On Jun 17, 2010, at 12:18 PM, Martin Rex wrote:
Maybe because it would be a big waste of network bandwidth and close
to a Denial of Service (DoS) attack if every client would try every
IPv4 and IPv6 address in parallel that it can get hold of for a hostname.
In a world of broadband, gigabit ethernet interfaces, high speed wireless,
etc., I have some skepticism that attempting both v4 and v6 connections in
parallel is a "big waste", much less anywhere near "close to a Denial of
Service (DoS) attack".
Well, first of all, there are plenty of places that do not enjoy the benefits
of all that fancy stuff.

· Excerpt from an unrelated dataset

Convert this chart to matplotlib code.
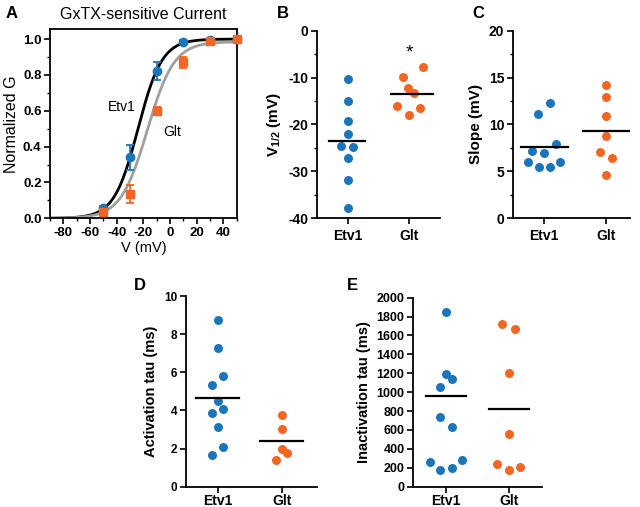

What may be a tiny bit of meaningless overhead may
be something else entirely for someone else.
But this is all really beside the point. The big problem, as John Klensin, PHB,
and others have pointed out repeatedly but to no avail, is support overhead.
Not network overhead.
And those failed lookups have a real support overhead cost. Among other things,
they create entries in appliction and firewall logs. In many cases lots of
entries. And when customers see those entries - and don't understand what they
mean - they call up and complain.
And please don't try and convince me this won't happen. I know better. I've
been on the other end of these sorts of calls more times than I can count.

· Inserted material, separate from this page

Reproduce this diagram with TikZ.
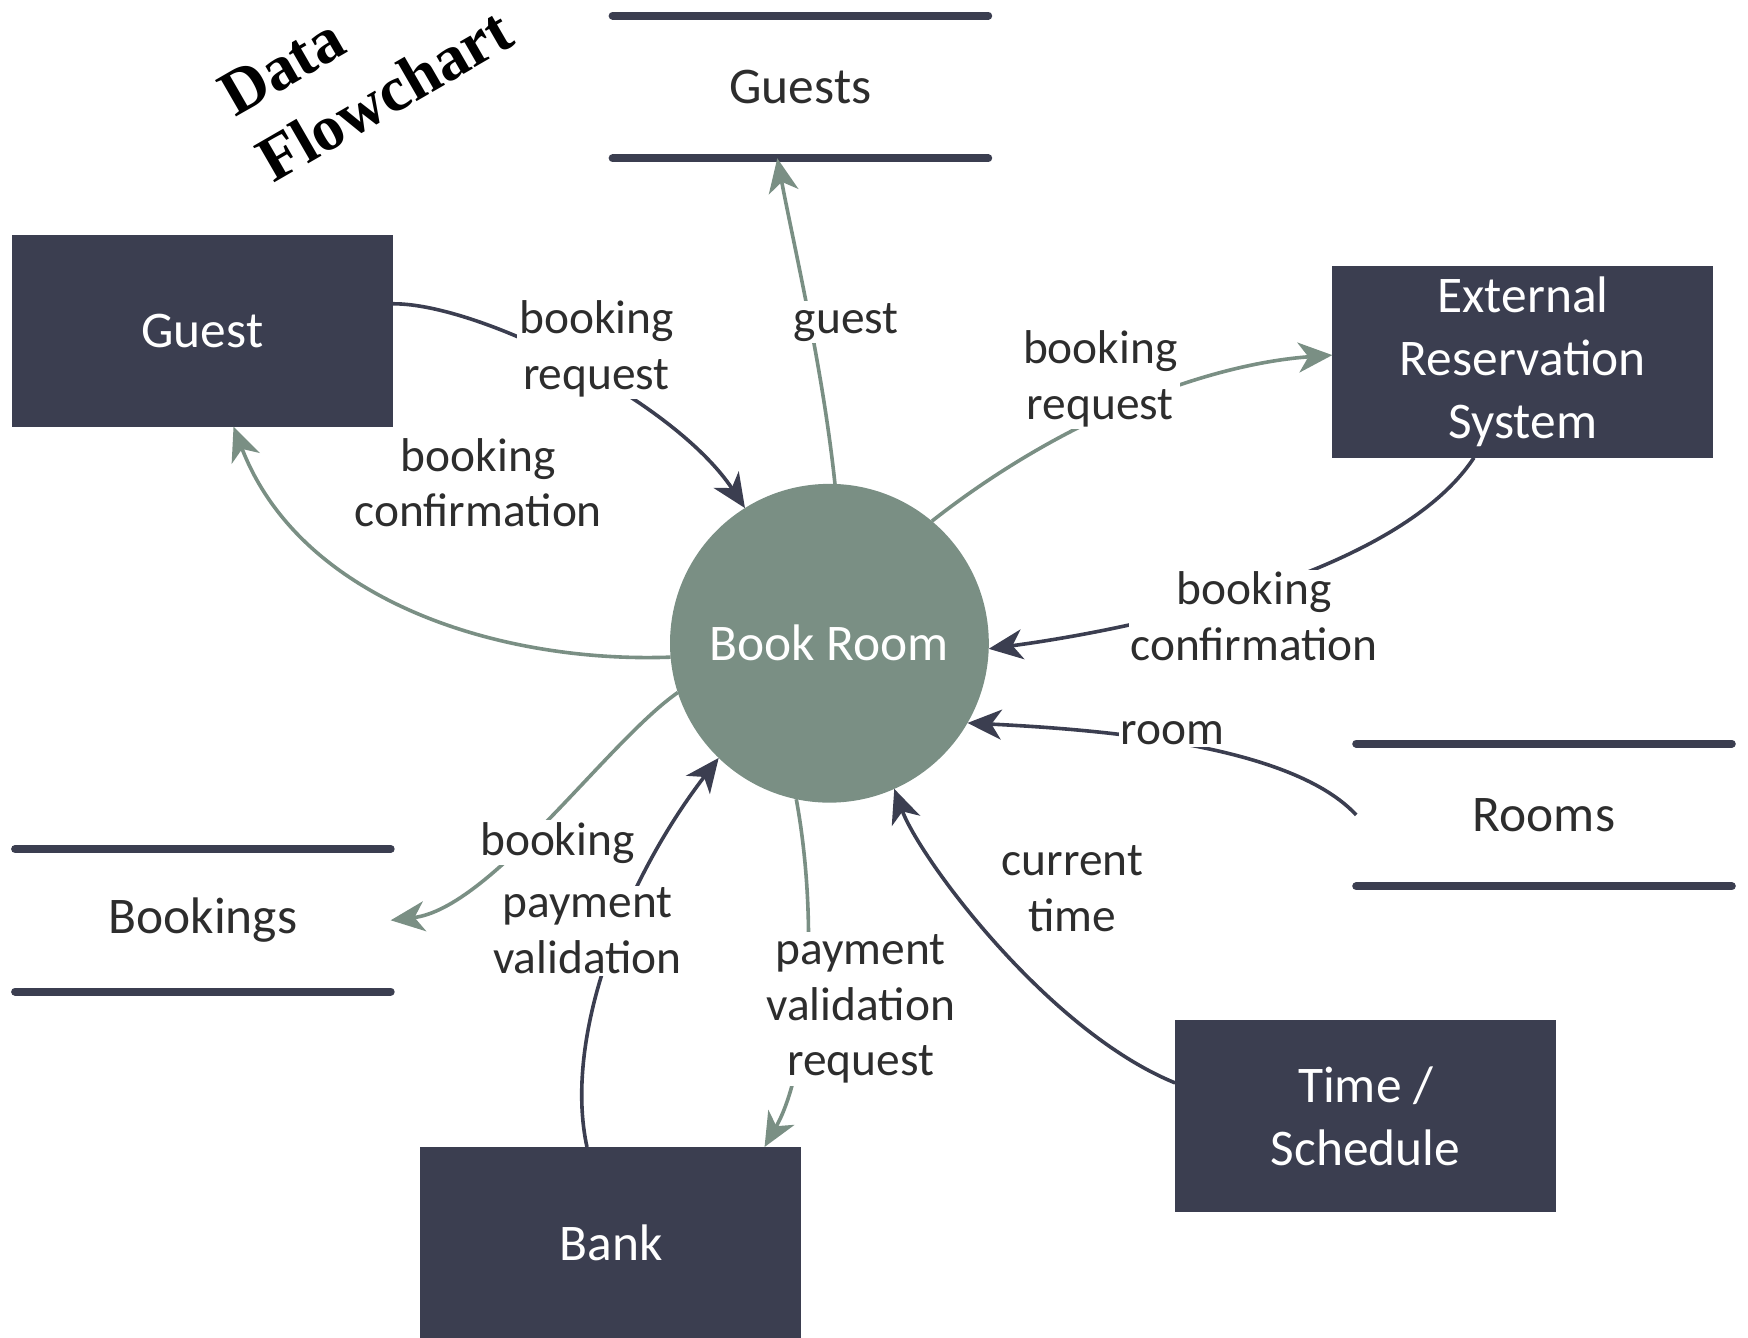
\documentclass[tikz,border=0pt]{standalone}
\usepackage{fontspec}
\setmainfont{Carlito}
\newfontfamily\titlefont{Liberation Serif}
\usetikzlibrary{arrows.meta}
\definecolor{navy}{RGB}{59,62,80}
\definecolor{sage}{RGB}{122,143,132}
\definecolor{inkgray}{RGB}{45,45,45}

\begin{document}
\begin{tikzpicture}[x=0.5574pt,y=0.5574pt,yscale=-1,
  procbox/.style={fill=navy, text=white, minimum width=190.5pt, minimum height=96pt, inner sep=0pt, outer sep=0pt, align=center, font=\fontsize{25.7}{31.5}\selectfont},
  procircle/.style={circle, fill=sage, text=white, minimum size=159.4pt, inner sep=0pt, outer sep=0pt, font=\fontsize{25.7}{31.5}\selectfont},
  store/.style={minimum width=187.8pt, minimum height=71.3pt, inner sep=0pt, outer sep=0pt, text=inkgray, font=\fontsize{25.7}{31.5}\selectfont},
  storeline/.style={navy, line width=4pt, line cap=round},
  flow/.style={line width=1.8pt, -{Stealth[length=17pt,width=15pt,inset=5pt]}},
  dflow/.style={flow, navy},
  gflow/.style={flow, sage},
  lbl/.style={fill=white, text=inkgray, inner sep=1pt, align=center, font=\fontsize{23.7}{27.9}\selectfont}]
\useasboundingbox (0,0) rectangle (1568,1200);

%Shape: Rectangles (external entities)
\node[procbox] (guest) at (181.5,296.5) {Guest};
\node[procbox] (ers) at (1366,324.5) {External\\Reservation\\System};
\node[procbox] (bank) at (548,1115) {Bank};
\node[procbox] (time) at (1225,1001.5) {Time /\\Schedule};
%Shape: Circle (process)
\node[procircle] (book) at (744,577) {Book Room};
%Shape: Data stores
\node[store] (guests) at (718,78) {Guests};
\node[store] (rooms) at (1385,731) {Rooms};
\node[store] (bookings) at (182,825.5) {Bookings};
\foreach \s in {guests,rooms,bookings}
  \draw[storeline] (\s.north west) -- (\s.north east) (\s.south west) -- (\s.south east);

%Curve Lines
\draw[dflow] (guest.8) .. controls (430,272) and (605,360) .. (book.122);
\draw[gflow] (book.88) .. controls (738,330) and (712,220) .. (guests.252);
\draw[gflow] (book.50) .. controls (960,370) and (1090,326) .. (ers.178);
\draw[gflow] (book.185) .. controls (450,595) and (270,540) .. (guest.288);
\draw[dflow] (ers.243) .. controls (1250,520) and (1000,567) .. (book.358);
\draw[dflow] (rooms.west) .. controls (1160,670) and (1000,655) .. (book.330);
\draw[dflow] (time.170) .. controls (940,925) and (825,770) .. (book.294);
\draw[gflow] (book.258) .. controls (735,830) and (725,960) .. (bank.32);
\draw[dflow] (bank.104) .. controls (505,930) and (560,790) .. (book.226);
\draw[gflow] (book.198) .. controls (545,665) and (440,815) .. (bookings.east);

% Text Node
\node[lbl] (lbreq) at (535,313) {booking\\request};
\node[lbl] (lguest) at (759,289) {guest};
\node[lbl] (lbreqx) at (987,340) {booking\\request};
\node[lbl] (lbconf) at (429,433) {booking\\confirmation};
\node[lbl] (lbconfx) at (1125,553) {booking\\confirmation};
\node[lbl] (lroom) at (1052,658) {room};
\node[lbl] (ltime) at (962,797) {current\\time};
\node[lbl] (lbook) at (500,756) {booking};
\node[lbl] (lpay) at (527,835) {payment\\validation};
\node[lbl] (lpayreq) at (772,905) {payment\\validation\\request};
% Text Node
\node[rotate=30, align=left, font=\titlefont\bfseries\fontsize{32}{38.5}\selectfont] (title) at (328,56) {Data\\Flowchart};

\end{tikzpicture}
\end{document}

At this point I wouldn't consider shipping an application that doesn't support
at least basic IPv6 connectivity, but there's also no way I'd consider shipping
an application that has that support enabled by default, because it's
guaranteed to be a support call generator.
Similarly, it could require a major redesign of lots of applications
in order to be able to manage several parallel requests
-- multi-threaded with blocking DNS-lookups and blocking connect()s
or parallel asynchronous/non-blocking DNS-lookups and connect()s.
Well, yes. However, applications already have to be modified to deal with
IPv6. I'd agree that modifying applications from a simple synchronous path to
dealing with parallel asynchronous connections would not be a good idea.
Personally, I'm of the strong opinion that the socket() API is fundamentally
broken as is the separation of naming lookup from connection
management. In the vast majority of cases, applications should not know or
what about anything but the destination name/service. As I understand it, new
APIs are evolving towards something conceptually like
connection_id = connect_by_name( hostname, service )
allowing the kernel to manage the address, expiration of the address, name to
address mapping change, etc. transparently to the application.
The situation is a lot more complex than this. For one thing, most new
applications are being written in languages that provide their own
connectbyname APIs, often tightly bound into the overall I/O infrastructure.
An immediate consequence of this is that the "evolution" of the socket API is
no longer directly relevant to many if not most application developers. They're
going to use the calls the language they've chosen provides, end of story. To
the extent the evolution of the socket interface retains any indirect
relevance, it is that the language implementors may decide to take advantage of
it. But that's unlikely because (a) Language developers are especially
sensitive to being able to run seamlessly on old, and sometimes very old,
operating system versions, versions that do not have any form of the stuff
we're talking about, and (b) THey've already done the work to write their own
connectbyname API they know works, why switch?
And for applications written in a language like C, the present lack of a
well-specified and full-featured cross-platform API of this kind is a problem
that, in a very sense, it is now too late to solve. When we surveyed the
platforms and OS versions we have to support, several had no connectbyname call
of any sort available, and of those that did, not a single one had a call with
the feature set we needed. We had no choice but to write our own, and I doubt
very much we're alone in reaching this conclusion.
The painful reality is that in order to be effective a connectbyname API needed
to have been specified at least five years ago and probably more like ten. At
this point the work is really too little too late.